TIGTA came out and exposed a dirty IRS secret: $6.7B in IRS debt was marked “currently not collectible” when it – perhaps – should not have been. Once again, TIGTA is after the IRS for being “inconsistent.” This time, though, it isn’t focusing on enforcement against tax preparers. Instead TIGTA is focusing on taxpayers who go “off the grid.”
Currently Not Collectible, or CNC, is a status the IRS puts a taxpayer in when they decide it is not worth the effort going after them. If the IRS can find the taxpayer, they will generally ask for financials to be sure that the taxpayer cannot pay before closing the file on collection for about two years.

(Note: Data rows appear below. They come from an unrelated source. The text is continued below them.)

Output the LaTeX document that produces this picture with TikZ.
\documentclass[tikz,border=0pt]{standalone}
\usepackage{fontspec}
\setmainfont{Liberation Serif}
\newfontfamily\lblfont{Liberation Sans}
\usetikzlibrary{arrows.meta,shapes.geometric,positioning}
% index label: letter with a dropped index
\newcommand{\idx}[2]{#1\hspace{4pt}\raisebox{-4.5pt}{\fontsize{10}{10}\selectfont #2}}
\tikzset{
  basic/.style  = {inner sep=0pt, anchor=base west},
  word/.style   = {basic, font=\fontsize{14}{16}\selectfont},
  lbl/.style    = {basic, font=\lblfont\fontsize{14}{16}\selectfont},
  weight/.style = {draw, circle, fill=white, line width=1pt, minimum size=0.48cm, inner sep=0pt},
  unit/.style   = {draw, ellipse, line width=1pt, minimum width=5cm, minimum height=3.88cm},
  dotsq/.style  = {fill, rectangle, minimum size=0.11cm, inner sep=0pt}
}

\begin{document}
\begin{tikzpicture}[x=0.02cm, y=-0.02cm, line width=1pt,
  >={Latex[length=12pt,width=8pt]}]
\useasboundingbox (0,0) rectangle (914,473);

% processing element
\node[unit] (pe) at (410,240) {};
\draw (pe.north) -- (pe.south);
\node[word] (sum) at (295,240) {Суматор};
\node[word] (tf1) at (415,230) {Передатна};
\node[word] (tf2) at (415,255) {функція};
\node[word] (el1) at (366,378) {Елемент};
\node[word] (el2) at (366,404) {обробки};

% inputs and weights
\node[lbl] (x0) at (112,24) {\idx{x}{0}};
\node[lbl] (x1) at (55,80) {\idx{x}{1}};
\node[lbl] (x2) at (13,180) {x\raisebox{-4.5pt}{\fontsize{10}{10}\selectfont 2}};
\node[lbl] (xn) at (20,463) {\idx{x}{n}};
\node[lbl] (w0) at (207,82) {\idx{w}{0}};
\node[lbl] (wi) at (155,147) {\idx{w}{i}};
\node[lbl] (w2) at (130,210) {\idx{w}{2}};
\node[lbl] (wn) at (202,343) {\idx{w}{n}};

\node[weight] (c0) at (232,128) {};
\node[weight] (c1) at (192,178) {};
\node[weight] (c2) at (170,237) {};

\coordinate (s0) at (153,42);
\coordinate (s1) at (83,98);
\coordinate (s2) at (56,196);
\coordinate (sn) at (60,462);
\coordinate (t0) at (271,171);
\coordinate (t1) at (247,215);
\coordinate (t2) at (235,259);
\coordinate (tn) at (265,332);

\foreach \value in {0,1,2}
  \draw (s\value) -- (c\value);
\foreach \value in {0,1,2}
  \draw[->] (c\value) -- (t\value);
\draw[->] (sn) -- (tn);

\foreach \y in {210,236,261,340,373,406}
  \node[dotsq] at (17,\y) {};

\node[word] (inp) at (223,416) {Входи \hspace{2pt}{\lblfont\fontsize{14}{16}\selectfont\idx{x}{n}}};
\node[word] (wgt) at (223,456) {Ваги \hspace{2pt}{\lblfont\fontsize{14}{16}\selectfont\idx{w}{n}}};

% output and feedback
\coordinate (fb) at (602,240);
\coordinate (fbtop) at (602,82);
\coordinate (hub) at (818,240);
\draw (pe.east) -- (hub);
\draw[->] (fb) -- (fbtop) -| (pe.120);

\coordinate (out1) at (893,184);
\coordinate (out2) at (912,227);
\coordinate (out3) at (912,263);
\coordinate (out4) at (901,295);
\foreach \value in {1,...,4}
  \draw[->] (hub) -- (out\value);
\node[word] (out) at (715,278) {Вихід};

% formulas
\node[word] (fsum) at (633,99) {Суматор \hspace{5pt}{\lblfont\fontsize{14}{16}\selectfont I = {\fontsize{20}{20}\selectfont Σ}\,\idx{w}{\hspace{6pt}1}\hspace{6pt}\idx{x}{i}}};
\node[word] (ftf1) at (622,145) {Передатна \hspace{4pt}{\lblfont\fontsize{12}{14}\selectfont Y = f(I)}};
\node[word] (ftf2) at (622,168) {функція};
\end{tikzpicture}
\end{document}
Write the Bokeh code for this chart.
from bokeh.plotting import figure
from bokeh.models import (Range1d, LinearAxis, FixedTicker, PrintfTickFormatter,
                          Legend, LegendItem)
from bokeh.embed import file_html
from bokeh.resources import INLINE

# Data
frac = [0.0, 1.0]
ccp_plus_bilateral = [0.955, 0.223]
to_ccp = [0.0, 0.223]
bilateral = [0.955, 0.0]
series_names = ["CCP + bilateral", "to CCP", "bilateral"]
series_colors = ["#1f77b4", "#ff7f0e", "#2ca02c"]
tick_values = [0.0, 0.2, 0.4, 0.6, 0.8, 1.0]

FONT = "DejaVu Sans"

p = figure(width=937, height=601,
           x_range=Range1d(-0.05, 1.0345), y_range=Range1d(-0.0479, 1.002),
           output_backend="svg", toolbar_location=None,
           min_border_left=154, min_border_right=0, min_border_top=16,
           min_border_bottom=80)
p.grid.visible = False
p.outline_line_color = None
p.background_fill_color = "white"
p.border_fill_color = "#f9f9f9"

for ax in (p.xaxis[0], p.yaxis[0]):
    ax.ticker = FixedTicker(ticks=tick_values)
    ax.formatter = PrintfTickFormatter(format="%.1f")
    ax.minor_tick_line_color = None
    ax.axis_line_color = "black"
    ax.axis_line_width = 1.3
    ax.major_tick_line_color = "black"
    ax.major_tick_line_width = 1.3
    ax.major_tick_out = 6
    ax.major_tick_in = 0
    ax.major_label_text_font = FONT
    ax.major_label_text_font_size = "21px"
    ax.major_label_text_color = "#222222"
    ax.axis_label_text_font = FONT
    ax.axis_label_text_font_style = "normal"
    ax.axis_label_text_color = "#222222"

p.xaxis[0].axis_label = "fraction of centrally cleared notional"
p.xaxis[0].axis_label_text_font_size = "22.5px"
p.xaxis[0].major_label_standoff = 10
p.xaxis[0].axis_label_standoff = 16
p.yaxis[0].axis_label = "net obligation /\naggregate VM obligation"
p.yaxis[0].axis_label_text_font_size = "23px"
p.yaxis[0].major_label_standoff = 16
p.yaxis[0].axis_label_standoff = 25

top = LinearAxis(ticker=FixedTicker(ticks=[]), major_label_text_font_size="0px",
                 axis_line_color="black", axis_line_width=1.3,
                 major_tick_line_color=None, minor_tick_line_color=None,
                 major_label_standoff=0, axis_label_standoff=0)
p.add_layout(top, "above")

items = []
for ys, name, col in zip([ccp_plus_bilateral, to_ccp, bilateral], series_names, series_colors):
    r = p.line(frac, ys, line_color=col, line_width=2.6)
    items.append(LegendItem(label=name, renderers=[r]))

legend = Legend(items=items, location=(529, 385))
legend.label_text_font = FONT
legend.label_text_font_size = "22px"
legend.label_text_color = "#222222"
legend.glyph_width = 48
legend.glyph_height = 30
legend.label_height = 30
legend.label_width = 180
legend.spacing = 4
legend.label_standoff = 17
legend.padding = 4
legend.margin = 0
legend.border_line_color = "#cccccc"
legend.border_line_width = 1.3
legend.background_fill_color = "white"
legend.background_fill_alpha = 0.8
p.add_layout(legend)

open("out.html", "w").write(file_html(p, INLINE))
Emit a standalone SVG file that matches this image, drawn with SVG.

But what if the IRS can’t find a taxpayer? Maybe s/he works under the table, not bank account, pays cash for everything… you get the idea. Well, if the IRS can’t find a taxpayer. They are supposed to follow a strict set of guidelines they had to search certain records:
These research steps include postal tracers, motor vehicle records, courthouse records for real and personal property, and local licensing when the taxpayer owns a business.
As a practical matter, the IRS should be focusing its energy on taxpayers they can find, but with $6.7B dollars at stake, the IRS missed the mark on trying to find these taxpayers. According to TIGTA, 57% of cases it examined missed the mark.
Bottom line is that the IRS Collections unit messed up. (What a Surprise!) And TIGTA wants them to do something about it. TIGTA also recommended that the IRS file more tax liens. (OH GREAT!)
Living off the grid was never the ideal way to avoid the IRS, but if that was your plan – it might get a little bit harder.